Ivy-Covered Envy, Or What's Really Wrong With the Humanities These Days

In case you were wondering why it is so hard to have an encouraging conversation on campus:

"My own candidate for a large group existing in a state of ressentiment [a persisting state of grudgingness against one's circumstances of life, particularly in comparison with others--FB] would be American academics, especially those in the humanities.  They feel themselves, simultaneously, greatly superior and vastly undervalued, above their countrymen yet isolated from them and insufficiently rewarded and revered by them.  They have about them a perpetually disappointed air: one senses they feel that the world has, somehow, let them down.  Sometimes this will reveal itself in a general sourness; sometimes it takes the form of hopelessly radical political views.  These political views, it does not take long to recognize, usually feature a complex shifting and reorientation of society so that people like themselves will be allowed a justly deserved role of power.
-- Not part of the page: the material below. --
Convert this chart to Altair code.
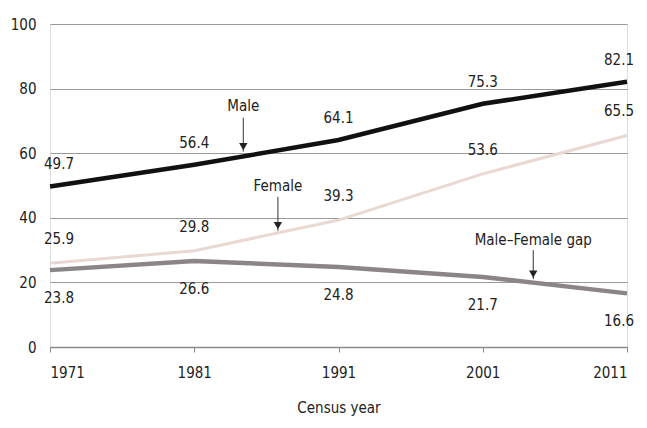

"The best account for the ressentiment of American academics that I've seen is one presented by the philosopher Robert Nozick.  His view was that university teachers were almost invariably people who, because of their superior performance in school, were told over and over again how bright and extraordinary they are.  This continued for 20 years--from grade through graduate school--with sufficient reinforcement, that is, for them to be convinced of its truth.  They remain in the environment, that of the classroom, that has long been the scene of all their rewards, by becoming teachers.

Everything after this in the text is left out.